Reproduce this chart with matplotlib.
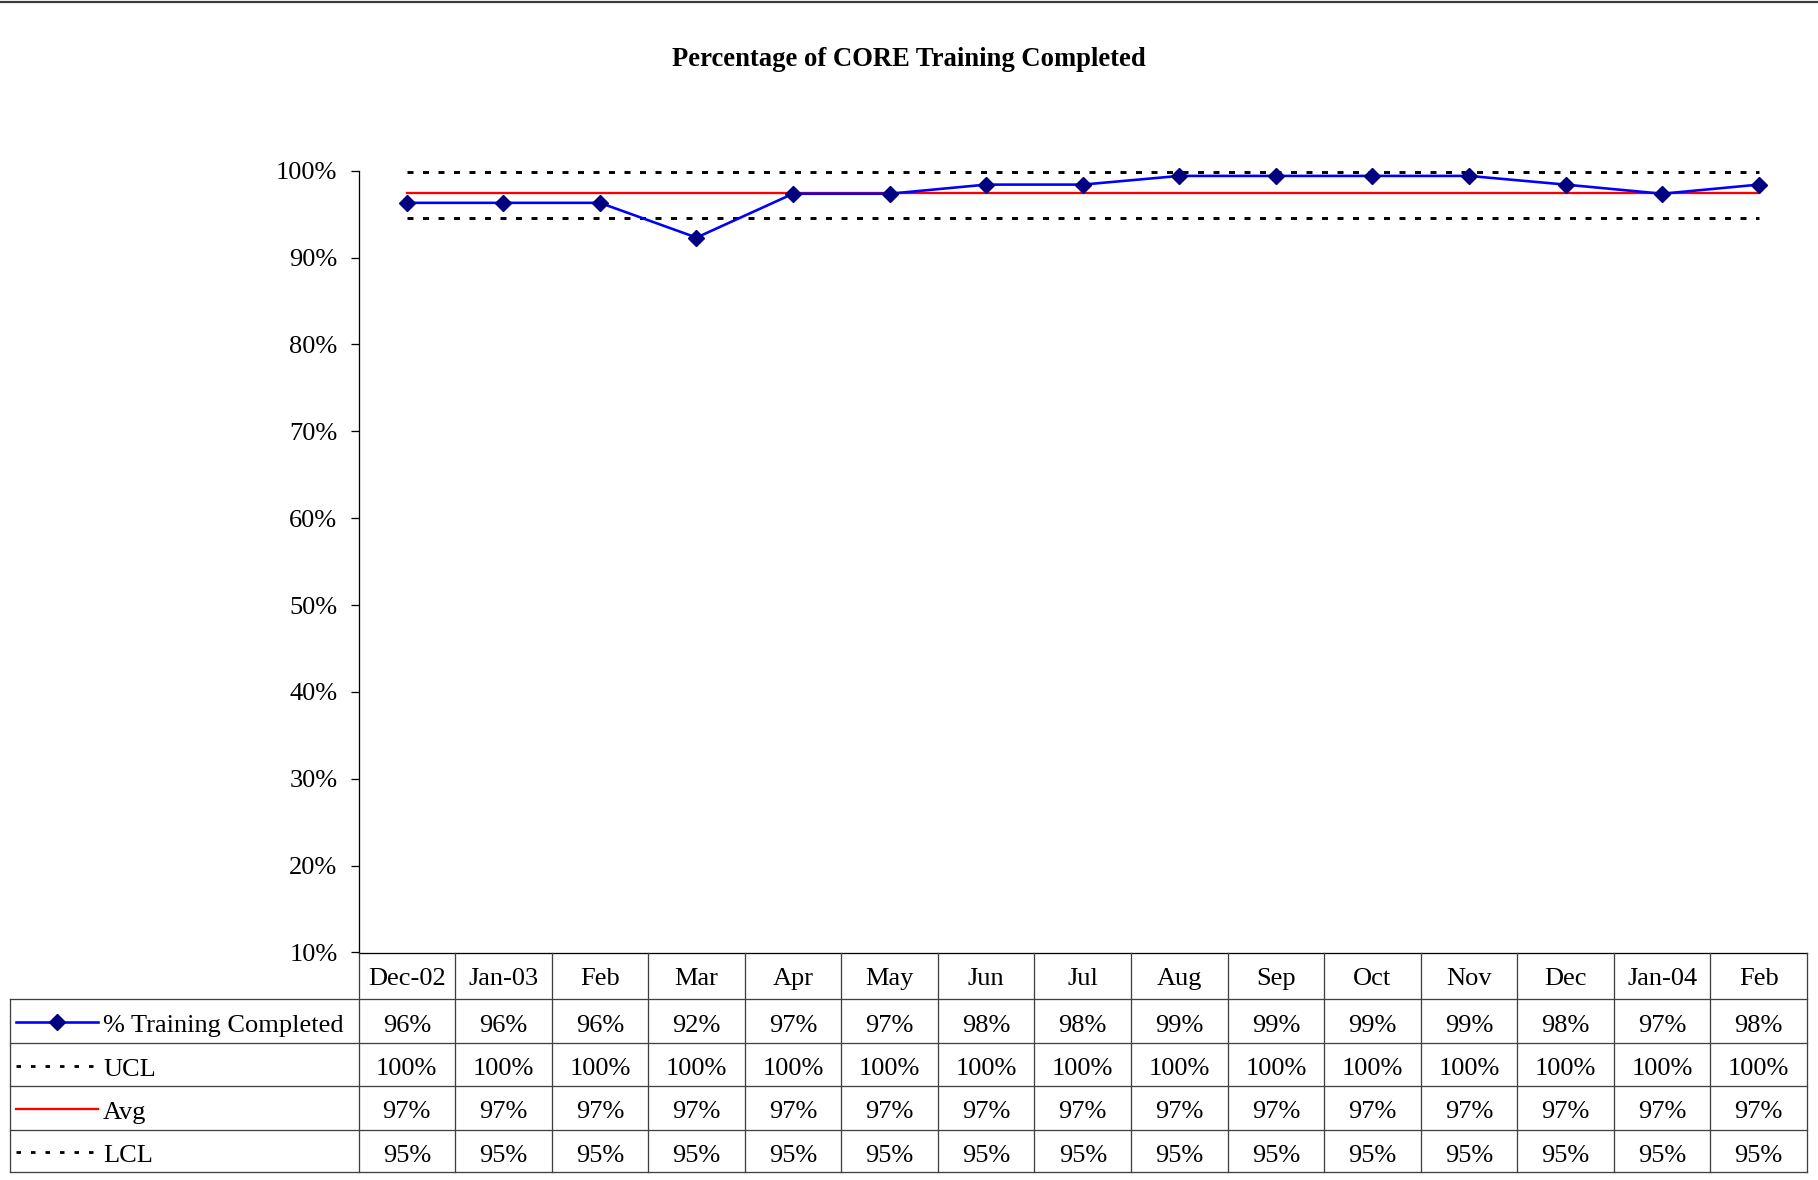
import numpy as np
import matplotlib
matplotlib.use('Agg')
import matplotlib.pyplot as plt
from matplotlib.lines import Line2D
from matplotlib.ticker import FuncFormatter

# ---------------- data ----------------
categories = ['Dec-02', 'Jan-03', 'Feb', 'Mar', 'Apr', 'May', 'Jun', 'Jul',
              'Aug', 'Sep', 'Oct', 'Nov', 'Dec', 'Jan-04', 'Feb']
training = [96.3, 96.3, 96.3, 92.3, 97.35, 97.35, 98.4, 98.4,
            99.4, 99.4, 99.4, 99.4, 98.4, 97.35, 98.4]
ucl = [99.9, 99.9, 99.9, 99.9, 99.9, 99.9, 99.9, 99.9,
       99.9, 99.9, 99.9, 99.9, 99.9, 99.9, 99.9]
avg = [97.45, 97.45, 97.45, 97.45, 97.45, 97.45, 97.45, 97.45,
       97.45, 97.45, 97.45, 97.45, 97.45, 97.45, 97.45]
lcl = [94.6, 94.6, 94.6, 94.6, 94.6, 94.6, 94.6, 94.6,
       94.6, 94.6, 94.6, 94.6, 94.6, 94.6, 94.6]
series_names = ['% Training Completed', 'UCL', 'Avg', 'LCL']
yticks = [10, 20, 30, 40, 50, 60, 70, 80, 90, 100]
title = 'Percentage of CORE Training Completed'

# ---------------- style / layout ----------------
plt.rcParams['font.family'] = ['Liberation Serif', 'DejaVu Serif']
plt.rcParams['lines.scale_dashes'] = False

W_PX, H_PX = 1818, 1180
DPI = 100
PX = 72.0 / DPI  # points per pixel

fig = plt.figure(figsize=(W_PX / DPI, H_PX / DPI), dpi=DPI)

x_left, x_right = 358.5, 1807.0      # plot/table column area in px
y_top, y_axis, y_bottom = 170.7, 952.5, 1172.0

def fx(px):
    return px / W_PX

def fy(py):
    return 1 - py / H_PX

ax = fig.add_axes([fx(x_left), fy(y_axis), fx(x_right) - fx(x_left), fy(y_top) - fy(y_axis)])
n = len(categories)
x = np.arange(n)
ax.set_xlim(-0.5, n - 0.5)
ax.set_ylim(yticks[0], yticks[-1])
ax.set_xticks([])
ax.set_yticks(yticks)
ax.yaxis.set_major_formatter(FuncFormatter(lambda v, p: f"{v:.0f}%"))
ax.tick_params(axis='y', direction='out', length=8 * PX, width=1.3 * PX,
               pad=13 * PX, labelsize=19, colors='black')
for s in ['top', 'right', 'bottom']:
    ax.spines[s].set_visible(False)
ax.spines['left'].set_linewidth(1.3 * PX)
ax.spines['left'].set_color('black')
ax.patch.set_alpha(0)

MS = 12 * PX
dot_style = dict(color='black', lw=2.9 * PX, linestyle=(0, (6 * PX, 9.5 * PX)),
                 solid_capstyle='butt', dash_capstyle='butt', clip_on=False)
ax.plot(x, ucl, zorder=2, **dot_style)
ax.plot(x, lcl, zorder=2, **dot_style)
ax.plot(x, avg, color='#FF0000', lw=2.3 * PX, zorder=3, clip_on=False)
ax.plot(x, training, color='#0000FF', lw=2.6 * PX, marker='D', markersize=MS,
        markerfacecolor='#000080', markeredgecolor='#000080', zorder=4, clip_on=False)

# title
fig.text(0.5, fy(66), title, ha='center', va='baseline', fontsize=19.2, fontweight='bold')

# top border line
fig.add_artist(Line2D([0, 1], [fy(1.5), fy(1.5)], transform=fig.transFigure,
                      color='#3a3a3a', lw=2.2 * PX))

# ---------------- data table ----------------
tax = fig.add_axes([fx(x_left), fy(y_bottom), fx(x_right) - fx(x_left), fy(y_axis) - fy(y_bottom)])
tax.set_xlim(-0.5, n - 0.5)
tbl_h = y_bottom - y_axis
tax.set_ylim(tbl_h, 0)
tax.axis('off')

colw = (x_right - x_left) / n
def dx(px):
    return -0.5 - (x_left - px) / colw

row_edges = [0, 46.5, 90.0, 133.5, 177.0, tbl_h]
grid_kw = dict(color='#404040', lw=1.3 * PX, clip_on=False, solid_capstyle='projecting')
lab_left = dx(10)

# horizontal lines
tax.plot([-0.5, n - 0.5], [row_edges[0]] * 2, color='black', lw=1.3 * PX, clip_on=False)
for r in row_edges[1:]:
    tax.plot([lab_left, n - 0.5], [r, r], **grid_kw)
# vertical lines
for c in range(n + 1):
    tax.plot([c - 0.5, c - 0.5], [row_edges[0], row_edges[-1]], **grid_kw)
tax.plot([lab_left, lab_left], [row_edges[1], row_edges[-1]], **grid_kw)

fs = 19
base_off = 32.5
for i, cat in enumerate(categories):
    tax.text(i, row_edges[0] + base_off, cat, ha='center', va='baseline', fontsize=fs)

rows = [training, ucl, avg, lcl]
for r, vals in enumerate(rows):
    top = row_edges[r + 1]
    for i, v in enumerate(vals):
        tax.text(i, top + base_off, f"{round(v):.0f}%", ha='center', va='baseline', fontsize=fs)

# legend keys + labels
key_x = [dx(16.5), dx(98)]
text_x = dx(103)
for r, name in enumerate(series_names):
    top = row_edges[r + 1]
    mid = (top + row_edges[r + 2]) / 2 + 1.5
    if r == 0:
        tax.plot(key_x, [mid, mid], color='#0000FF', lw=2.6 * PX, clip_on=False)
        tax.plot([np.mean(key_x)], [mid], marker='D', markersize=MS, color='#000080',
                 clip_on=False, linestyle='none')
    elif r == 2:
        tax.plot(key_x, [mid, mid], color='#FF0000', lw=2.3 * PX, clip_on=False)
    else:
        tax.plot(key_x, [mid, mid], color='black', lw=2.8 * PX,
                 linestyle=(0, (4.5 * PX, 10 * PX)), dash_capstyle='butt', clip_on=False)
    tax.text(text_x, top + base_off + 0.5, name, ha='left', va='baseline', fontsize=fs)

fig.savefig('out.png', dpi=DPI)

— DESCRIPTION OF THE TASK —
Without the pictures, please reproduce each line of the listing above exactly, from the first one through the line bearing "plt.rcParams['lines.scale_dashes'] = False".

— SOLVED EXERCISE —
Reproduce this chart with matplotlib.
import numpy as np
import matplotlib
matplotlib.use('Agg')
import matplotlib.pyplot as plt
from matplotlib.lines import Line2D
from matplotlib.ticker import FuncFormatter

# ---------------- data ----------------
categories = ['Dec-02', 'Jan-03', 'Feb', 'Mar', 'Apr', 'May', 'Jun', 'Jul',
              'Aug', 'Sep', 'Oct', 'Nov', 'Dec', 'Jan-04', 'Feb']
training = [96.3, 96.3, 96.3, 92.3, 97.35, 97.35, 98.4, 98.4,
            99.4, 99.4, 99.4, 99.4, 98.4, 97.35, 98.4]
ucl = [99.9, 99.9, 99.9, 99.9, 99.9, 99.9, 99.9, 99.9,
       99.9, 99.9, 99.9, 99.9, 99.9, 99.9, 99.9]
avg = [97.45, 97.45, 97.45, 97.45, 97.45, 97.45, 97.45, 97.45,
       97.45, 97.45, 97.45, 97.45, 97.45, 97.45, 97.45]
lcl = [94.6, 94.6, 94.6, 94.6, 94.6, 94.6, 94.6, 94.6,
       94.6, 94.6, 94.6, 94.6, 94.6, 94.6, 94.6]
series_names = ['% Training Completed', 'UCL', 'Avg', 'LCL']
yticks = [10, 20, 30, 40, 50, 60, 70, 80, 90, 100]
title = 'Percentage of CORE Training Completed'

# ---------------- style / layout ----------------
plt.rcParams['font.family'] = ['Liberation Serif', 'DejaVu Serif']
plt.rcParams['lines.scale_dashes'] = False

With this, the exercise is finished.